Osmanlı döneminde sarnıçların daha farklı fonksiyonla kullanıldığını belirten Kocaman, “Özellikle alt bahçelerdeki sarnıçlar mühimmat depoları, cephanelik veya diğer ambar amacıyla kullandıklarını görüyoruz. Çünkü sağlam yapılar kavi bir yapıları var hatta bu bazı sarnıçların dışlarına da ayrıca bir duvar örerek daha da güçlendirmişlerdir böyle bir yapılar söz konusudur” diyor.
Kuyular 30 metre derinliğe iniyor
Sırada ise Topkapı sarayı içinde onlarcası olan kuyular…
Osmanlı kültüründe durağan su kirli sayılıyor, suyun devir daim ile temiz olacağına inanılması nedeniyle su kaynağı olarak sarnıçlar değil, akarsular tercih ediliyordu.
Topkapı Sarayı’ndaki kuyular 22–30 metre derinliğe ulaşıyor. Kocaman bununla ilgili de, “Bazı kaynaklarda Osmanlı döneminde önemli yapıların hemen yanlarına kuyu açılarak yeraltı sularının çekilip zeminin sağlamlaştırmak ve depreme karşı bir önlem olarak da kuyular açıldığını görmekteyiz” diye konuşuyor.
En derin kuyunun içinde tünel
Topkapı Sarayı’nın bahçesinde Osmanlı Darphanesi olarak kullanılmış olan alanda dev bir kuyu var. 26 metre derinlikteki kuyunun merdivenleri, derinliklerine doğru kayboluyor.
Bu kuyuya inmek biraz daha tehlikeli. Çünkü binlerce yıl öncesine ait bu merdivenlerin her an çökme ihtimali de var.
Merdivenlerin sonuna kadar inip suyun içini de görüntülemek gerekiyor. Çünkü kuyu içinde galeri, tünelin sonunda ise bir kuyu daha var.
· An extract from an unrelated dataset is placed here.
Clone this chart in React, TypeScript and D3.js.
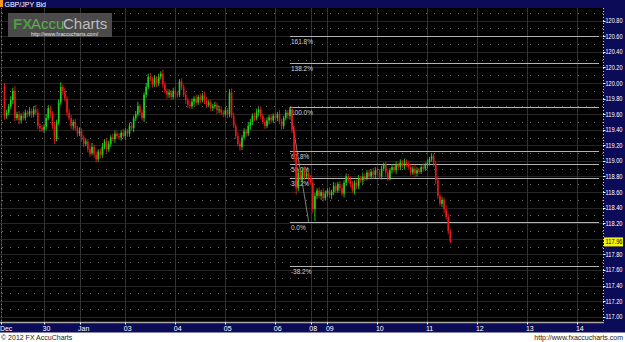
import React from 'react';
import * as d3 from 'd3';

const W = 625;
const H = 342;

const title = 'GBP/JPY Bid';
const firstOpen = 119.97;
const closes = [
  119.58,119.62,119.70,119.78,119.90,119.55,119.60,119.52,119.58,119.55,
  119.62,119.60,119.64,119.60,119.66,119.62,119.45,119.42,119.40,119.44,
  119.55,119.68,119.60,119.45,119.28,119.50,119.75,119.95,119.90,119.80,
  119.62,119.55,119.45,119.50,119.42,119.35,119.38,119.30,119.22,119.25,
  119.15,119.10,119.18,119.08,119.02,119.12,119.08,119.18,119.25,119.15,
  119.22,119.30,119.28,119.35,119.32,119.30,119.36,119.32,119.38,119.35,
  119.45,119.42,119.55,119.60,119.70,119.62,119.55,119.85,119.95,120.08,
  120.05,119.98,120.06,120.00,120.08,120.12,119.98,119.90,119.85,119.88,
  119.82,119.90,119.86,119.85,120.02,119.95,119.85,119.78,119.72,119.70,
  119.76,119.80,119.75,119.82,119.78,119.84,119.78,119.72,119.75,119.68,
  119.70,119.72,119.65,119.66,119.62,119.60,119.65,119.60,119.88,119.58,
  119.45,119.32,119.22,119.18,119.30,119.38,119.35,119.45,119.50,119.58,
  119.55,119.62,119.66,119.58,119.50,119.45,119.52,119.56,119.52,119.58,
  119.55,119.60,119.50,119.45,119.55,119.62,119.58,119.66,119.40,119.05,
  118.65,118.85,118.78,118.88,118.80,118.84,118.78,118.72,118.38,118.55,
  118.62,118.55,118.60,118.52,118.58,118.62,118.56,118.60,118.68,118.62,
  118.70,118.65,118.58,118.72,118.80,118.75,118.70,118.62,118.72,118.68,
  118.78,118.75,118.80,118.78,118.85,118.80,118.86,118.82,118.88,118.84,
  118.80,118.90,118.95,118.85,118.78,118.88,118.92,118.88,118.95,118.92,
  118.98,118.94,118.98,118.96,118.92,118.85,118.90,118.84,118.88,118.86,
  118.92,118.90,118.95,118.98,119.02,119.06,118.96,118.75,118.55,118.45,
  118.50,118.38,118.28,118.10,117.96,
];
// upper / lower wick lengths in pips
const hiWick = [
  3,4,3,5,4,6,3,4,3,5, 4,3,5,3,4,6,5,3,4,3, 5,4,3,4,5,3,4,6,3,4,
  3,5,4,3,4,3,5,4,3,4, 3,4,5,3,4,3,4,5,3,4, 4,3,5,4,3,4,3,5,4,3,
  4,5,3,4,6,3,4,3,5,4, 5,3,4,3,4,3,5,4,3,4, 3,4,5,3,3,4,3,4,3,5,
  4,3,5,3,4,3,5,4,3,4, 3,4,3,5,4,3,4,3,4,5, 4,3,5,4,3,4,3,5,4,3,
  4,5,3,4,3,5,4,3,4,3, 4,3,5,4,3,4,3,3,4,5, 6,5,4,3,5,4,3,4,5,4,
  3,4,3,5,4,3,4,3,5,4, 3,4,5,3,4,3,5,4,3,4, 4,3,5,4,3,4,3,5,4,3,
  5,4,3,4,5,3,4,3,4,3, 4,3,5,4,3,4,3,5,4,3, 4,5,3,4,3,4,3,4,5,3,
  4,3,5,4,3,
];
const loWick = [
  5,4,3,4,5,4,3,5,4,3, 3,4,3,5,4,3,4,5,3,4, 4,3,5,4,6,3,4,3,5,4,
  5,3,4,5,3,4,3,5,4,3, 4,5,3,4,4,3,5,4,3,4, 3,4,3,5,4,3,4,3,5,4,
  4,3,5,4,3,4,3,5,4,3, 3,4,3,5,4,3,4,3,5,4, 4,3,5,4,3,4,3,5,4,3,
  3,5,4,3,4,3,5,4,3,4, 4,3,5,4,3,4,3,5,4,3, 3,4,3,5,4,3,4,3,5,4,
  4,3,5,4,3,4,3,5,4,3, 3,4,3,5,4,3,4,5,4,6, 8,4,3,5,4,3,4,3,5,15,
  4,3,5,4,3,4,3,5,4,3, 3,4,3,5,4,3,4,3,5,4, 4,3,5,4,3,4,3,5,4,3,
  3,4,3,5,4,3,4,3,5,4, 4,3,5,4,3,4,3,5,4,3, 3,4,3,5,4,3,4,5,4,3,
  4,5,3,4,2,
];

const dateLabels = ['Dec', '30', 'Jan', '03', '04', '05', '06', '08', '09', '10', '11', '12', '13', '14'];
const dateIndex = [-1.5, 19, 36, 58, 82, 106, 130, 147, 155, 179, 203, 227, 251, 275];

const yTicks = [117.0, 117.2, 117.4, 117.6, 117.8, 118.0, 118.2, 118.4, 118.6, 118.8,
  119.0, 119.2, 119.4, 119.6, 119.8, 120.0, 120.2, 120.4, 120.6, 120.8];

const fibRatios = [1.618, 1.382, 1.0, 0.618, 0.5, 0.382, 0, -0.382];
const fibLabels = ['161.8%', '138.2%', '100.0%', '61.8%', '50.0%', '38.2%', '0.0%', '-38.2%'];
const fibHigh = 119.69;
const fibLow = 118.218;
const fibHighIdx = 137;
const fibLowIdx = 146;
const lastPrice = 117.96;

const FONT = 'Liberation Sans, Arial, sans-serif';

export default function App() {
  const plotRight = 603;
  const plotTop = 8;
  const plotBottom = 322.5;
  const x = d3.scaleLinear().domain([0, 288]).range([4.5, 604.5]);
  const y = d3.scaleLinear().domain([117.0, 120.8]).range([316.7, 20.7]);

  const candles = closes.map((c, i) => {
    const o = i === 0 ? firstOpen : closes[i - 1];
    const h = Math.max(o, c) + hiWick[i] / 100;
    const l = Math.min(o, c) - loWick[i] / 100;
    return { i, o, c, h, l };
  });

  const halfGrid = yTicks.slice(0, -1).map((t) => t + 0.1).concat([120.9]);
  const navy = '#0b0b58';
  const green = '#1ed41e';
  const red = '#e81818';
  const fibRange = fibHigh - fibLow;
  const fibX0 = x(fibHighIdx);
  const lastY = y(lastPrice);

  return (
    <svg width={W} height={H} style={{ position: 'absolute', left: 0, top: 0, display: 'block' }}
      fontFamily={FONT}>
      <defs>
        <clipPath id="plot">
          <rect x={0} y={plotTop} width={plotRight} height={plotBottom - plotTop} />
        </clipPath>
      </defs>
      <rect x={0} y={0} width={W} height={H} fill="#ffffff" />
      <rect x={0} y={plotTop} width={plotRight} height={plotBottom - plotTop} fill="#000000" />

      <g clipPath="url(#plot)">
        {yTicks.map((t) => (
          <line key={'hs' + t} x1={0} x2={plotRight} y1={Math.round(y(t)) + 0.5} y2={Math.round(y(t)) + 0.5}
            stroke="#262626" strokeWidth={1} />
        ))}
        {halfGrid.map((t) => (
          <line key={'hd' + t} x1={2} x2={plotRight} y1={Math.round(y(t)) + 0.5} y2={Math.round(y(t)) + 0.5}
            stroke="#6a6a6a" strokeWidth={1} strokeDasharray="1 7" />
        ))}
        {dateIndex.map((d, k) => (
          <line key={'v' + k} x1={Math.round(x(d)) + 0.5} x2={Math.round(x(d)) + 0.5} y1={plotTop} y2={plotBottom}
            stroke="#333333" strokeWidth={1} />
        ))}
        <line x1={1.5} x2={1.5} y1={plotTop} y2={plotBottom} stroke="#777" strokeDasharray="1 3" />

        {fibRatios.map((r, k) => {
          const yy = Math.round(y(fibLow + r * fibRange)) + 0.5;
          return (
            <g key={'f' + k}>
              <line x1={fibX0} x2={plotRight - 4} y1={yy} y2={yy} stroke="#b4b4b4" strokeWidth={1} />
              <text x={fibX0 + 1} y={yy + 7.5} fontSize={6.5} fill="#d4d4d4">{fibLabels[k]}</text>
            </g>
          );
        })}
        <line x1={x(fibHighIdx)} y1={y(fibHigh)} x2={x(fibLowIdx)} y2={y(fibLow)} stroke="#9a9a9a" strokeWidth={0.8} />

        {candles.map((d) => {
          const col = d.c >= d.o ? green : red;
          const cx = x(d.i);
          const top = y(Math.max(d.o, d.c));
          const bot = y(Math.min(d.o, d.c));
          return (
            <g key={'c' + d.i}>
              <line x1={cx} x2={cx} y1={y(d.h)} y2={y(d.l)} stroke={col} strokeWidth={0.9} />
              <rect x={cx - 0.8} y={top} width={1.6} height={Math.max(1, bot - top)} fill={col} />
            </g>
          );
        })}
      </g>

      {/* watermark */}
      <rect x={8} y={13} width={104} height={24} fill="#575757" opacity={0.85} />
      <text x={13} y={29} fontSize={15} fontWeight="bold" fill="#4f9a43">FX</text>
      <text x={31} y={29} fontSize={15} fill="#5fae4f">Accu</text>
      <text x={63} y={29} fontSize={15} fill="#bdbdbd">Charts</text>
      <text x={31} y={35.5} fontSize={5.2} fill="#e8e8e8">http://www.fxaccucharts.com/</text>

      {/* header */}
      <rect x={0} y={0} width={W} height={plotTop} fill={navy} />
      <rect x={0} y={0} width={3} height={7} fill="#f39a1c" />
      <text x={4.5} y={6.5} fontSize={7} fill="#ffffff">{title}</text>

      {/* right axis */}
      <rect x={plotRight} y={plotTop} width={W - plotRight} height={plotBottom - plotTop + 10} fill={navy} />
      <line x1={plotRight + 0.5} x2={plotRight + 0.5} y1={plotTop} y2={plotBottom} stroke="#d0d0d0" strokeDasharray="1 2" />
      {yTicks.filter((t) => Math.abs(y(t) - lastY) > 6).map((t) => (
        <g key={'yt' + t}>
          <line x1={plotRight} x2={plotRight + 2.5} y1={Math.round(y(t)) + 0.5} y2={Math.round(y(t)) + 0.5} stroke="#ffffff" />
          <text x={plotRight + 2.5} y={y(t) + 2.5} fontSize={6.5} fill="#ffffff"
            textLength={17} lengthAdjust="spacingAndGlyphs">{t.toFixed(2)}</text>
        </g>
      ))}
      <rect x={plotRight + 1} y={lastY - 4.5} width={19} height={9} fill="#f5f50a" />
      <text x={plotRight + 2.5} y={lastY + 2.5} fontSize={6.5} fill="#000000"
        textLength={17} lengthAdjust="spacingAndGlyphs">{lastPrice.toFixed(2)}</text>

      {/* bottom axis */}
      <rect x={0} y={plotBottom} width={plotRight} height={10} fill={navy} />
      <line x1={0} x2={plotRight + 1} y1={plotBottom} y2={plotBottom} stroke="#a8a8a8" strokeWidth={1.5} />
      {dateLabels.map((lab, k) => (
        <g key={'xt' + k}>
          <line x1={Math.round(x(dateIndex[k])) + 0.5} x2={Math.round(x(dateIndex[k])) + 0.5}
            y1={plotBottom} y2={plotBottom + 2} stroke="#ffffff" />
          <text x={x(dateIndex[k]) - 1.5} y={plotBottom + 8.5} fontSize={7} fill="#ffffff">{lab}</text>
        </g>
      ))}

      {/* footer */}
      <text x={1} y={340} fontSize={7} fill="#222">© 2012 FX AccuCharts</text>
      <text x={623} y={340} fontSize={7} fill="#222" textAnchor="end">http://www.fxaccucharts.com</text>
    </svg>
  );
}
Bu iki kuyuyu birbirine bağlayan kanaldan Marmara Denizi’ne doğru giden bir kanal daha var.
İki büyük kuyudan oluşan sistem, Osmanlı döneminde burada bulunan buharlı makinelere su sağladığı düşünülüyor.
Tünelleri ise dar kuyularla daha alt seviyelere ulaşıyor. Zaman zaman yükselerek devam ediyor.
Sarnıçlar ziyarete açılacak
Uzun bir süredir kaderine terk edilen bu sarnıçlarla ilgili Milli Saraylar Başkanlığı önemli bir adım attı ve çalışmalara başlandı.
Kısa zamanda Topkapı Sarayı'nın sarnıçları da ziyarete açılacak.